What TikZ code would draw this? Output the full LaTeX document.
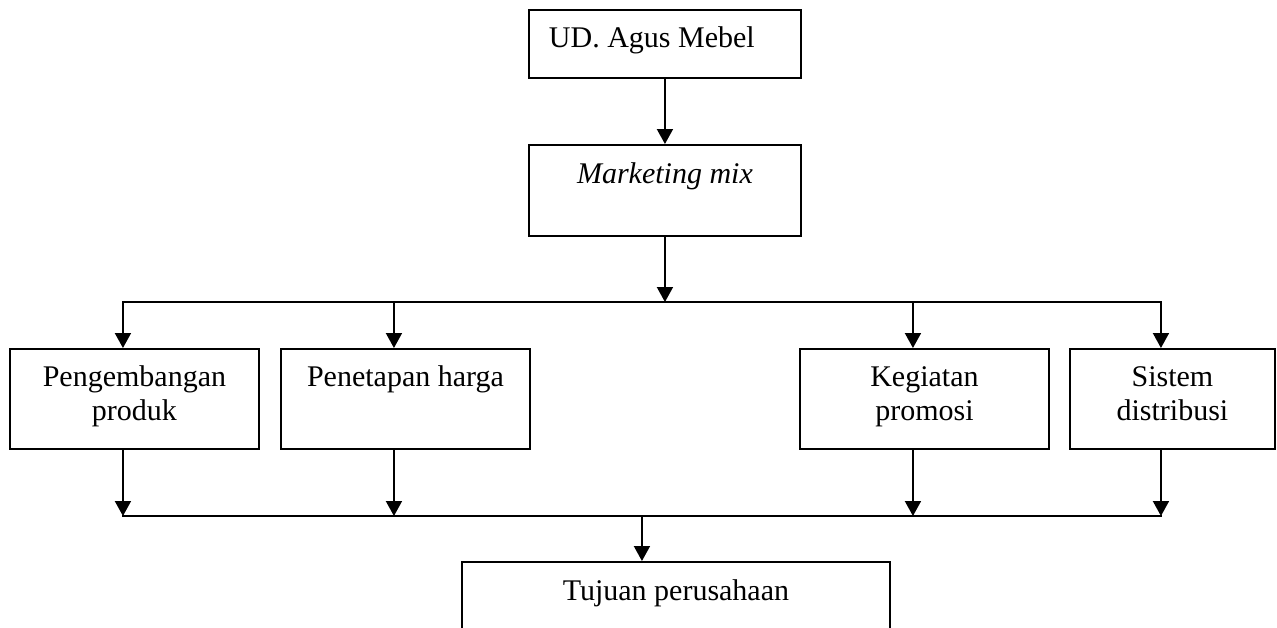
\documentclass[tikz,border=0pt]{standalone}
\usepackage{fontspec}
\setmainfont{Liberation Serif}
\usetikzlibrary{arrows.meta}
\begin{document}
\begin{tikzpicture}[x=1pt,y=-1pt,
  box/.style={draw, line width=1.9pt, inner sep=0pt, anchor=north west,
    font=\fontsize{30}{34}\selectfont, text height=38pt},
  arr/.style={line width=1.9pt, -{Triangle[width=16pt,length=15pt]}},
  busline/.style={line width=1.9pt, line cap=rect}]
\clip (0,0) rectangle (1277,627);
% boxes
\node[box, minimum width=272pt, text depth=30pt, inner xsep=20pt] (b1) at (528,9)
  {\makebox[232pt][l]{UD. Agus Mebel}};
\node[box, minimum width=272pt, text height=39pt, text depth=52pt] (b2) at (528,144)
  {\textit{Marketing mix}};
\node[box, minimum width=249pt, text depth=62pt] (p1) at (9,348)
  {\begin{tabular}[t]{@{}c@{}}Pengembangan\\produk\end{tabular}};
\node[box, minimum width=249pt, text depth=62pt] (p2) at (280,348)
  {Penetapan harga};
\node[box, minimum width=249pt, text depth=62pt] (p3) at (799,348)
  {\begin{tabular}[t]{@{}c@{}}Kegiatan\\promosi\end{tabular}};
\node[box, minimum width=205pt, text depth=62pt] (p4) at (1069,348)
  {\begin{tabular}[t]{@{}c@{}}Sistem\\distribusi\end{tabular}};
\node[box, minimum width=428pt, text height=39pt, text depth=81pt] (tj) at (461,561)
  {Tujuan perusahaan};
% bus levels
\coordinate (tb) at (0,302);
\coordinate (bb) at (0,516);
\foreach \n in {p1,p2,p3,p4}{
  \coordinate (\n t) at ([xshift=-11.5pt]\n.north);
  \coordinate (\n b) at ([xshift=-11.5pt]\n.south);
}
\coordinate (tjt) at ([xshift=-34pt]tj.north);
% connectors
\draw[arr] (b1.south) -- (b2.north);
\draw[arr] (b2.south) -- (b2.south |- tb);
\draw[busline] (p1t |- tb) -- (p4t |- tb);
\foreach \n in {p1,p2,p3,p4}{
  \draw[arr] (\n t |- tb) -- (\n t);
  \draw[arr] (\n b) -- (\n b |- bb);
}
\draw[busline] (p1b |- bb) -- (p4b |- bb);
\draw[arr] (tjt |- bb) -- (tjt);
\end{tikzpicture}
\end{document}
===
Exercise details - Go through the listing above and quote it exactly, apart from its images.

Final answer -
What TikZ code would draw this? Output the full LaTeX document.
\documentclass[tikz,border=0pt]{standalone}
\usepackage{fontspec}
\setmainfont{Liberation Serif}
\usetikzlibrary{arrows.meta}
\begin{document}
\begin{tikzpicture}[x=1pt,y=-1pt,
  box/.style={draw, line width=1.9pt, inner sep=0pt, anchor=north west,
    font=\fontsize{30}{34}\selectfont, text height=38pt},
  arr/.style={line width=1.9pt, -{Triangle[width=16pt,length=15pt]}},
  busline/.style={line width=1.9pt, line cap=rect}]
\clip (0,0) rectangle (1277,627);
% boxes
\node[box, minimum width=272pt, text depth=30pt, inner xsep=20pt] (b1) at (528,9)
  {\makebox[232pt][l]{UD. Agus Mebel}};
\node[box, minimum width=272pt, text height=39pt, text depth=52pt] (b2) at (528,144)
  {\textit{Marketing mix}};
\node[box, minimum width=249pt, text depth=62pt] (p1) at (9,348)
  {\begin{tabular}[t]{@{}c@{}}Pengembangan\\produk\end{tabular}};
\node[box, minimum width=249pt, text depth=62pt] (p2) at (280,348)
  {Penetapan harga};
\node[box, minimum width=249pt, text depth=62pt] (p3) at (799,348)
  {\begin{tabular}[t]{@{}c@{}}Kegiatan\\promosi\end{tabular}};
\node[box, minimum width=205pt, text depth=62pt] (p4) at (1069,348)
  {\begin{tabular}[t]{@{}c@{}}Sistem\\distribusi\end{tabular}};
\node[box, minimum width=428pt, text height=39pt, text depth=81pt] (tj) at (461,561)
  {Tujuan perusahaan};
% bus levels
\coordinate (tb) at (0,302);
\coordinate (bb) at (0,516);
\foreach \n in {p1,p2,p3,p4}{
  \coordinate (\n t) at ([xshift=-11.5pt]\n.north);
  \coordinate (\n b) at ([xshift=-11.5pt]\n.south);
}
\coordinate (tjt) at ([xshift=-34pt]tj.north);
% connectors
\draw[arr] (b1.south) -- (b2.north);
\draw[arr] (b2.south) -- (b2.south |- tb);
\draw[busline] (p1t |- tb) -- (p4t |- tb);
\foreach \n in {p1,p2,p3,p4}{
  \draw[arr] (\n t |- tb) -- (\n t);
  \draw[arr] (\n b) -- (\n b |- bb);
}
\draw[busline] (p1b |- bb) -- (p4b |- bb);
\draw[arr] (tjt |- bb) -- (tjt);
\end{tikzpicture}
\end{document}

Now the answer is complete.